Let's implement the mean-square error for linear regression. The error depends on the parameters $a$ and $b$. numpy array operations make this very easy.

In [7]:

def linear_MSE(X, Y, a, b):
    preds = f(X, a, b)
    return ((Y - preds)**2).mean()

Now let's go back to our plot of the data, and show how all those candidate models fare with regards to the MSE loss function. We're going to tune our visualization so that the models with lower MSE are drawn thicker:

In [8]:

fig, ax = plt.subplots(1)
ax.scatter(X,Y)

for i in range(10):
    # a and b both random between 0 and 2
    a = 2*np.random.rand()
    b = 2*np.random.rand()
    
    ax.plot(X, 
            f(X, a, b), 
            color = "black", 
            alpha = 1 - min(linear_MSE(X, Y, a, b), 1))

Hey, this looks pretty good! The models that have lower MSE (darker lines) "look close" to the data.

Let's see if we can estimate $a$ and $b$. One way to do this is by simply generating a lot of random possibilities and picking the best one. Let's plot a number of models and highlight the best one in a different color.

In [9]:

fig, ax = plt.subplots(1)
ax.scatter(X,Y)

best_a, best_b = 0, 0
best_error = np.inf
for i in range(100):
    a = 2*np.random.rand()
    b = 2*np.random.rand()
    
    error = linear_MSE(X, Y, a, b)
    if error < best_error:
        best_error = error
        best_a, best_b = a,b
    preds = f(X, a, b)
    ax.plot(X, preds, color = "black", alpha = 0.2, linewidth = .1)

best_preds = f(X, best_a, best_b)
ax.plot(X, best_preds, color = "red")

Out[9]:

[<matplotlib.lines.Line2D at 0x7fdc564e0bb0>]

In [10]:

# true parameters were a = b = 1
best_a, best_b

Out[10]:

(0.8636016969818487, 1.1484688275661288)

Of course, in real life we wouldn't determine the parameters this way. Instead, we'd minimize the function.

In [11]:

from scipy.optimize import minimize
res = minimize(lambda z: linear_MSE(X, Y, z[0], z[1]), np.array([0,0]))
best_a, best_b = res.x
best_a, best_b

Out[11]:

(0.9765299071953119, 1.015261733328459)

This is exactly what is going on "under the hood" of most prepackaged machine learning algorithms, which we'll begin to see in the next few lectures.
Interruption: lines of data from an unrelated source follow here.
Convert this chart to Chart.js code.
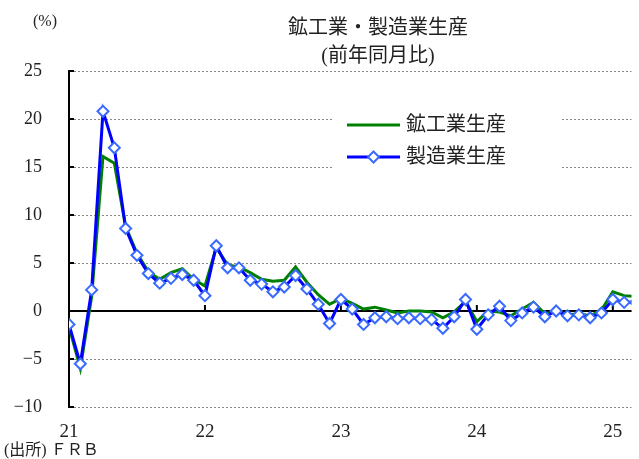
<!DOCTYPE html>
<html lang="ja">
<head>
<meta charset="utf-8">
<script src="https://cdn.jsdelivr.net/npm/chart.js@4"></script>
<style>
  html, body { margin: 0; padding: 0; background: #fff; }
</style>
</head>
<body>
<canvas id="chart" width="639" height="459"></canvas>
<script>
// year labels, one per January (month index 0, 12, 24, ...)
const yearLabels = ['21', '22', '23', '24', '25'];
const yTicks = [-10, -5, 0, 5, 10, 15, 20, 25];
const seriesNames = ['鉱工業生産', '製造業生産'];

// monthly y/y %, Jan 2021 .. Mar 2025
const industrial = [
    -1.6, -6.0, 1.5, 16.1, 15.4, 8.8, 6.0, 4.1, 3.3, 4.0, 4.4, 3.3,
    2.6, 6.6, 4.8, 4.6, 4.0, 3.3, 3.1, 3.2, 4.6, 3.0, 1.7, 0.7,
    1.3, 0.8, 0.2, 0.4, 0.1, -0.2, 0.0, 0.0, -0.1, -0.7, -0.1, 1.0,
    -1.1, 0.0, -0.1, -0.5, 0.2, 0.9, -0.3, 0.0, -0.4, -0.3, -0.5, 0.1,
    2.0, 1.6, 1.5
];
const manufacturing = [
    -1.4, -5.5, 2.2, 20.8, 17.0, 8.6, 5.8, 3.9, 2.9, 3.4, 3.8, 3.2,
    1.6, 6.8, 4.5, 4.5, 3.2, 2.8, 2.0, 2.5, 3.7, 2.3, 0.7, -1.3,
    1.2, 0.2, -1.4, -0.7, -0.6, -0.8, -0.7, -0.8, -0.9, -1.8, -0.6, 1.2,
    -1.9, -0.4, 0.5, -1.0, -0.2, 0.4, -0.6, 0.0, -0.5, -0.4, -0.7, -0.2,
    1.2, 0.9, 0.9
];

const serif = '"Liberation Serif", "DejaVu Serif", "Noto Sans CJK JP", serif';
const textColor = '#222';

function toPoints(values) {
    return values.map((v, i) => ({ x: i, y: v }));
}

function drawDiamond(ctx, cx, cy, r) {
    ctx.beginPath();
    ctx.moveTo(cx, cy - r);
    ctx.lineTo(cx + r, cy);
    ctx.lineTo(cx, cy + r);
    ctx.lineTo(cx - r, cy);
    ctx.closePath();
}

const decorations = {
    id: 'decorations',
    beforeDatasetsDraw(chart) {
        const { ctx, chartArea, scales: { x, y } } = chart;
        const y0 = y.getPixelForValue(0);
        ctx.save();
        ctx.strokeStyle = '#000';
        ctx.lineWidth = 2;
        ctx.beginPath();
        ctx.moveTo(chartArea.left, y0);
        ctx.lineTo(chartArea.right, y0);
        // year ticks stand up from the zero line
        x.ticks.forEach(t => {
            if (t.value === 0) return;
            const px = x.getPixelForValue(t.value);
            ctx.moveTo(px, y0);
            ctx.lineTo(px, y0 - 6);
        });
        // inward ticks on the value axis
        y.ticks.forEach(t => {
            const py = y.getPixelForValue(t.value);
            ctx.moveTo(chartArea.left, py);
            ctx.lineTo(chartArea.left + 5, py);
        });
        ctx.stroke();
        ctx.restore();
    },
    afterDraw(chart) {
        const ctx = chart.ctx;
        ctx.save();
        ctx.fillStyle = textColor;
        ctx.textBaseline = 'middle';

        ctx.font = '20px ' + serif;
        ctx.textAlign = 'center';
        ctx.fillText('鉱工業・製造業生産', 378, 29);
        ctx.fillText('(前年同月比)', 378, 57);

        ctx.font = '16px ' + serif;
        ctx.fillText('(%)', 45, 22);

        ctx.textAlign = 'left';
        ctx.fillText('(出所) ＦＲＢ', 4, 451);

        // legend
        ctx.fillStyle = '#fff';
        ctx.fillRect(332, 106, 230, 68);
        const rows = [125, 157];
        chart.data.datasets.forEach((ds, i) => {
            const ly = rows[i];
            ctx.strokeStyle = ds.borderColor;
            ctx.lineWidth = 3;
            ctx.beginPath();
            ctx.moveTo(347, ly);
            ctx.lineTo(400, ly);
            ctx.stroke();
            if (ds.pointRadius > 0) {
                drawDiamond(ctx, 373.5, ly, 5.5);
                ctx.fillStyle = ds.pointBackgroundColor;
                ctx.fill();
                ctx.lineWidth = 2;
                ctx.strokeStyle = ds.pointBorderColor;
                ctx.stroke();
            }
            ctx.fillStyle = textColor;
            ctx.font = '20px ' + serif;
            ctx.fillText(ds.label, 406, ly + 1);
        });
        ctx.restore();
    }
};

const ctx = document.getElementById('chart').getContext('2d');
new Chart(ctx, {
    type: 'line',
    data: {
        datasets: [
            {
                label: seriesNames[0],
                data: toPoints(industrial),
                borderColor: '#008000',
                borderWidth: 3,
                pointRadius: 0,
                tension: 0,
                order: 1
            },
            {
                label: seriesNames[1],
                data: toPoints(manufacturing),
                borderColor: '#0000ff',
                borderWidth: 3,
                pointStyle: 'rectRot',
                pointRadius: 5.5,
                pointBorderWidth: 2,
                pointBorderColor: '#3a6bff',
                pointBackgroundColor: '#fff',
                tension: 0,
                order: 0
            }
        ]
    },
    options: {
        responsive: false,
        animation: false,
        layout: { padding: { top: 71, left: 0, right: 0, bottom: 0 } },
        plugins: {
            legend: { display: false },
            tooltip: { enabled: false }
        },
        scales: {
            x: {
                type: 'linear',
                min: 0,
                max: 49.65,
                afterBuildTicks: s => { s.ticks = yearLabels.map((_, i) => ({ value: i * 12 })); },
                afterFit: s => { s.height = 52; },
                ticks: {
                    callback: (v, i) => yearLabels[i],
                    font: { family: serif, size: 19 },
                    color: textColor,
                    padding: 14,
                    maxRotation: 0,
                    autoSkip: false
                },
                grid: { display: false, drawTicks: false },
                border: { display: false }
            },
            y: {
                min: -10,
                max: 25,
                afterBuildTicks: s => { s.ticks = yTicks.map(v => ({ value: v })); },
                afterFit: s => { s.width = 69; },
                ticks: {
                    callback: v => v < 0 ? '−' + Math.abs(v) : String(v),
                    font: { family: serif, size: 18 },
                    color: textColor,
                    padding: 27
                },
                grid: { color: '#888', lineWidth: 1, drawTicks: false },
                border: { display: true, color: '#000', width: 2, dash: [2, 2] }
            }
        }
    },
    plugins: [decorations]
});
</script>
</body>
</html>
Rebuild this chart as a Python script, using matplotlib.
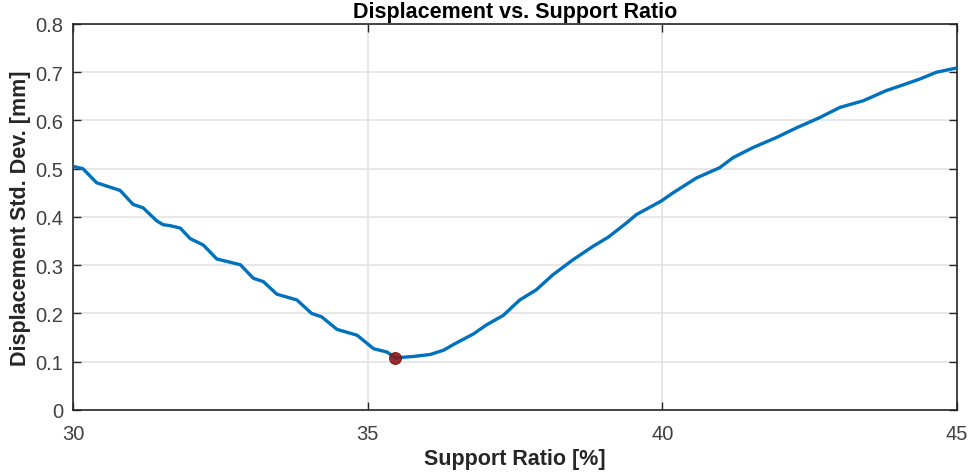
import matplotlib
matplotlib.use("Agg")
import matplotlib.pyplot as plt

plt.rcParams['font.family'] = ['Liberation Sans', 'DejaVu Sans']

# support ratio [%] and displacement std. dev. [mm]
support_ratio = [30.0, 30.17, 30.40, 30.80, 31.02, 31.19, 31.42, 31.53, 31.65, 31.82,
                 31.99, 32.21, 32.44, 32.84, 33.06, 33.23, 33.46, 33.80, 34.05, 34.22,
                 34.48, 34.82, 35.10, 35.33, 35.47, 35.78, 36.06, 36.29, 36.46, 36.80,
                 37.01, 37.30, 37.58, 37.86, 38.14, 38.48, 38.82, 39.08, 39.39, 39.56,
                 39.98, 40.18, 40.58, 40.97, 41.20, 41.54, 41.94, 42.28, 42.67, 43.01,
                 43.41, 43.80, 44.09, 44.37, 44.65, 45.0]
disp_std = [0.505, 0.500, 0.471, 0.455, 0.426, 0.419, 0.392, 0.384, 0.382, 0.377,
            0.355, 0.342, 0.313, 0.301, 0.273, 0.266, 0.240, 0.228, 0.200, 0.193,
            0.167, 0.155, 0.127, 0.120, 0.108, 0.111, 0.115, 0.124, 0.136, 0.158,
            0.176, 0.196, 0.228, 0.249, 0.280, 0.311, 0.339, 0.358, 0.3875, 0.405,
            0.433, 0.450, 0.481, 0.502, 0.523, 0.544, 0.565, 0.585, 0.606, 0.627,
            0.641, 0.662, 0.674, 0.686, 0.700, 0.709]
min_ratio = 35.47
min_disp = 0.108

fig = plt.figure(figsize=(9.72, 4.77), dpi=100)
ax = fig.add_axes([0.0751, 0.1384, 0.9095, 0.8092])

ax.plot(support_ratio, disp_std, color='#0072BD', linewidth=2.4, zorder=3)
ax.plot(min_ratio, min_disp, 'o', color='#8B1A1A', markersize=8.5, alpha=0.9,
        markeredgecolor='#7a1010', markeredgewidth=0.8, zorder=4)

ax.set_xlim(30, 45)
ax.set_ylim(0, 0.8)
ax.set_xticks([30, 35, 40, 45])
ax.set_yticks([0, 0.1, 0.2, 0.3, 0.4, 0.5, 0.6, 0.7, 0.8])
ax.set_yticklabels(['0', '0.1', '0.2', '0.3', '0.4', '0.5', '0.6', '0.7', '0.8'])
ax.grid(True, color='#e3e3e3', linewidth=1.2)
ax.set_axisbelow(True)
ax.tick_params(direction='in', top=True, right=True, length=6, width=1,
               color='#262626', labelcolor='#404040', labelsize=14.5)
ax.tick_params(axis='x', pad=10)
ax.tick_params(axis='y', pad=7)
for s in ax.spines.values():
    s.set_color('#262626')
    s.set_linewidth(1.2)

ax.set_xlabel('Support Ratio [%]', fontsize=15.5, fontweight='bold', color='#262626',
              labelpad=4)
ax.set_ylabel('Displacement Std. Dev. [mm]', fontsize=15.5, fontweight='bold', color='#262626',
              labelpad=3)
ax.set_title('Displacement vs. Support Ratio', fontsize=15.5, fontweight='bold', pad=5)

fig.savefig('out.png', dpi=100)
Having obtained the optimal parameters, we are now able to make predictions on unseen data. For example:

In [12]:

f(np.array([0.7]), best_a, best_b) # model prediction when X = 0.7

Out[12]:

array([1.69883267])

Recap¶

In this lecture, we did linear regression "by hand." We generated some synthetic predictor data and target data. We then modeled the data using a family of one-dimensional linear models, and selected from among the many possibilities using the mean square error loss function. Choosing the model that minimized the loss function led to a good "fit" to the data.

This pattern applies to essentially all problems in (supervised) machine learning:

Collect some predictor data and target data.
Define a family of models and loss function.
Find the element of the model family that minimizes the loss function.

There are a few outstanding issues that we haven't covered here. The biggest one is that "fitting the data" is not actually what we usually care about -- we care about predicting unseen data. It turns out that fitting the data too closely can actually be counter productive in this case. This is the problem of overfitting, which we'll consider in a future lecture.